Modeling the influence of temperature on monthly gross primary productivity of sugar maple stands.

A bottom-up and a top-down model were used to estimate the effect of temperature on monthly gross primary productivity (GPP) of sugar maple (Acer saccharum Marsh.). The bottom-up model computed canopy photosynthesis at an hourly time step from detailed physiological sub-models of leaf photosynthesis and stomatal conductance. Leaf mass per area was used as a covariable to integrate photosynthesis through the canopy. The top-down model used a radiation-use efficiency coefficient to relate canopy gross photosynthesis to absorbed photosynthetically active radiation at a monthly time step. The parameters of the top-down model were estimated from simulations with the bottom-up model.
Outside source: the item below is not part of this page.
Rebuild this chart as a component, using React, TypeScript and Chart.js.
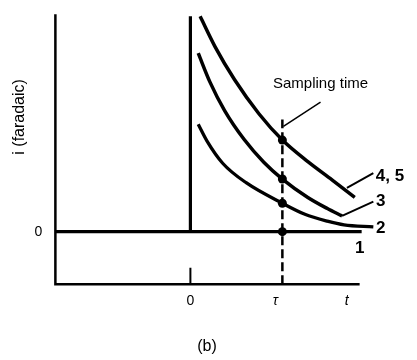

Forty single-year simulations were made using records of daily maximum and minimum temperatures from weather stations selected within the natural range of sugar maple in the province of Québec, Canada. Leaf area index was randomly varied between 4 and 10. Within a broad range of values, temperature had a minor effect on predicted monthly canopy-level GPP and its contribution to explaining the variability of GPP was low, both through its direct effect on photosynthetic processes (1.1%), and indirectly through the effect of relative humidity on stomatal conductance (4.0%). This result was unchanged when key parameters relating photosynthesis to temperature and stomatal conductance to atmospheric humidity were changed in the bottom-up model. An increase in time step from hourly to monthly resulted in a downward shift in the optimum temperature range for photosynthesis, from 30 degrees C for a leaf at saturating irradiance to 22 degrees C for the canopy at a monthly time scale.